Dataset extract:
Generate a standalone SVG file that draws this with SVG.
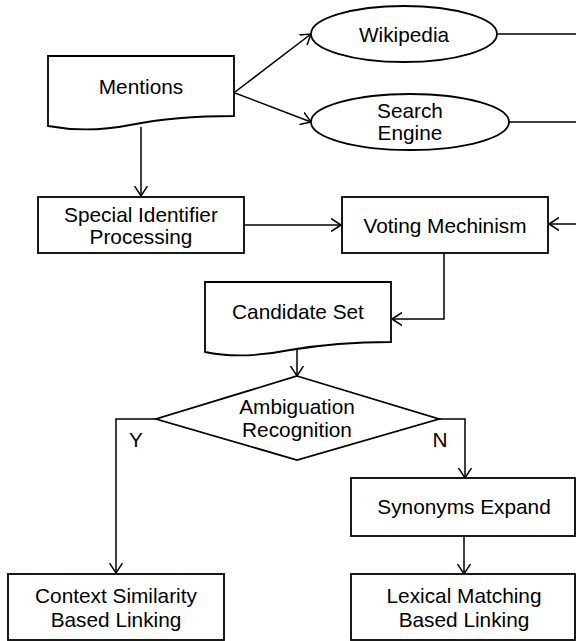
<svg xmlns="http://www.w3.org/2000/svg" width="576" height="641" viewBox="0 0 576 641">
<defs>
<marker id="arr" viewBox="0 0 10 14" refX="10" refY="7" markerWidth="10" markerHeight="14" markerUnits="userSpaceOnUse" orient="auto">
<path d="M0,0.5 L10,7 L0,13.5" fill="none" stroke="#000" stroke-width="1.5"/>
</marker>
<style>
.s{fill:#fff;stroke:#000;stroke-width:1.8}
.c{fill:none;stroke:#000;stroke-width:1.5}
.t{font-family:"Liberation Sans",Arial,sans-serif;font-size:20.8px;fill:#000;text-anchor:middle}
</style>
</defs>
<rect width="576" height="641" fill="#fff"/>
<g id="connectors">
<path class="c" d="M141,127 L141,196" marker-end="url(#arr)"/>
<path class="c" d="M235,92 L311,34" marker-end="url(#arr)"/>
<path class="c" d="M235,93 L311,122" marker-end="url(#arr)"/>
<path class="c" d="M498,34 L576,34"/>
<path class="c" d="M509,122 L576,122"/>
<path class="c" d="M244,225 L341,225" marker-end="url(#arr)"/>
<path class="c" d="M576,224 L549,224" marker-end="url(#arr)"/>
<path class="c" d="M444,253 L444,319 L392,319" marker-end="url(#arr)"/>
<path class="c" d="M297,349 L297,376" marker-end="url(#arr)"/>
<path class="c" d="M156,419 L116,419 L116,573" marker-end="url(#arr)"/>
<path class="c" d="M439,419 L465,419 L465,478" marker-end="url(#arr)"/>
<path class="c" d="M464,536 L464,574" marker-end="url(#arr)"/>
</g>
<g id="mentions">
<path class="s" d="M48,56 L234,56 L234,116 C200,116 165,118 130,125 C100,131 75,131 48,126 Z"/>
<text class="t" x="141" y="94">Mentions</text>
</g>
<g id="wikipedia">
<ellipse class="s" cx="404" cy="34" rx="93" ry="28"/>
<text class="t" x="404" y="42">Wikipedia</text>
</g>
<g id="search-engine">
<ellipse class="s" cx="410" cy="122" rx="99" ry="28"/>
<text class="t" x="410" y="118">Search</text>
<text class="t" x="410" y="140">Engine</text>
</g>
<g id="special">
<rect class="s" x="38" y="197" width="206" height="56"/>
<text class="t" x="141" y="222">Special Identifier</text>
<text class="t" x="141" y="244">Processing</text>
</g>
<g id="voting">
<rect class="s" x="342" y="197" width="206" height="56"/>
<text class="t" x="445" y="233">Voting Mechinism</text>
</g>
<g id="candidate">
<path class="s" d="M205,282 L391,282 L391,342 C360,342 325,344 290,350 C255,357 228,357 205,352 Z"/>
<text class="t" x="298" y="319">Candidate Set</text>
</g>
<g id="ambiguation">
<path class="s" d="M297,376 L439,419 L297,460 L156,419 Z"/>
<text class="t" x="297" y="414">Ambiguation</text>
<text class="t" x="297" y="437">Recognition</text>
</g>
<g id="labels">
<text class="t" x="136" y="447">Y</text>
<text class="t" x="440" y="447">N</text>
</g>
<g id="synonyms">
<rect class="s" x="351" y="478" width="224" height="58"/>
<text class="t" x="464" y="514">Synonyms Expand</text>
</g>
<g id="context">
<rect class="s" x="8" y="574" width="216" height="66"/>
<text class="t" x="116" y="603">Context Similarity</text>
<text class="t" x="116" y="627">Based Linking</text>
</g>
<g id="lexical">
<rect class="s" x="351" y="574" width="224" height="66"/>
<text class="t" x="464" y="603">Lexical Matching</text>
<text class="t" x="464" y="627">Based Linking</text>
</g>
</svg>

Written problem: Retype each line of the listing above word for word. Exclude the pictures.

Written answer:
Generate a standalone SVG file that draws this with SVG.
<svg xmlns="http://www.w3.org/2000/svg" width="576" height="641" viewBox="0 0 576 641">
<defs>
<marker id="arr" viewBox="0 0 10 14" refX="10" refY="7" markerWidth="10" markerHeight="14" markerUnits="userSpaceOnUse" orient="auto">
<path d="M0,0.5 L10,7 L0,13.5" fill="none" stroke="#000" stroke-width="1.5"/>
</marker>
<style>
.s{fill:#fff;stroke:#000;stroke-width:1.8}
.c{fill:none;stroke:#000;stroke-width:1.5}
.t{font-family:"Liberation Sans",Arial,sans-serif;font-size:20.8px;fill:#000;text-anchor:middle}
</style>
</defs>
<rect width="576" height="641" fill="#fff"/>
<g id="connectors">
<path class="c" d="M141,127 L141,196" marker-end="url(#arr)"/>
<path class="c" d="M235,92 L311,34" marker-end="url(#arr)"/>
<path class="c" d="M235,93 L311,122" marker-end="url(#arr)"/>
<path class="c" d="M498,34 L576,34"/>
<path class="c" d="M509,122 L576,122"/>
<path class="c" d="M244,225 L341,225" marker-end="url(#arr)"/>
<path class="c" d="M576,224 L549,224" marker-end="url(#arr)"/>
<path class="c" d="M444,253 L444,319 L392,319" marker-end="url(#arr)"/>
<path class="c" d="M297,349 L297,376" marker-end="url(#arr)"/>
<path class="c" d="M156,419 L116,419 L116,573" marker-end="url(#arr)"/>
<path class="c" d="M439,419 L465,419 L465,478" marker-end="url(#arr)"/>
<path class="c" d="M464,536 L464,574" marker-end="url(#arr)"/>
</g>
<g id="mentions">
<path class="s" d="M48,56 L234,56 L234,116 C200,116 165,118 130,125 C100,131 75,131 48,126 Z"/>
<text class="t" x="141" y="94">Mentions</text>
</g>
<g id="wikipedia">
<ellipse class="s" cx="404" cy="34" rx="93" ry="28"/>
<text class="t" x="404" y="42">Wikipedia</text>
</g>
<g id="search-engine">
<ellipse class="s" cx="410" cy="122" rx="99" ry="28"/>
<text class="t" x="410" y="118">Search</text>
<text class="t" x="410" y="140">Engine</text>
</g>
<g id="special">
<rect class="s" x="38" y="197" width="206" height="56"/>
<text class="t" x="141" y="222">Special Identifier</text>
<text class="t" x="141" y="244">Processing</text>
</g>
<g id="voting">
<rect class="s" x="342" y="197" width="206" height="56"/>
<text class="t" x="445" y="233">Voting Mechinism</text>
</g>
<g id="candidate">
<path class="s" d="M205,282 L391,282 L391,342 C360,342 325,344 290,350 C255,357 228,357 205,352 Z"/>
<text class="t" x="298" y="319">Candidate Set</text>
</g>
<g id="ambiguation">
<path class="s" d="M297,376 L439,419 L297,460 L156,419 Z"/>
<text class="t" x="297" y="414">Ambiguation</text>
<text class="t" x="297" y="437">Recognition</text>
</g>
<g id="labels">
<text class="t" x="136" y="447">Y</text>
<text class="t" x="440" y="447">N</text>
</g>
<g id="synonyms">
<rect class="s" x="351" y="478" width="224" height="58"/>
<text class="t" x="464" y="514">Synonyms Expand</text>
</g>
<g id="context">
<rect class="s" x="8" y="574" width="216" height="66"/>
<text class="t" x="116" y="603">Context Similarity</text>
<text class="t" x="116" y="627">Based Linking</text>
</g>
<g id="lexical">
<rect class="s" x="351" y="574" width="224" height="66"/>
<text class="t" x="464" y="603">Lexical Matching</text>
<text class="t" x="464" y="627">Based Linking</text>
</g>
</svg>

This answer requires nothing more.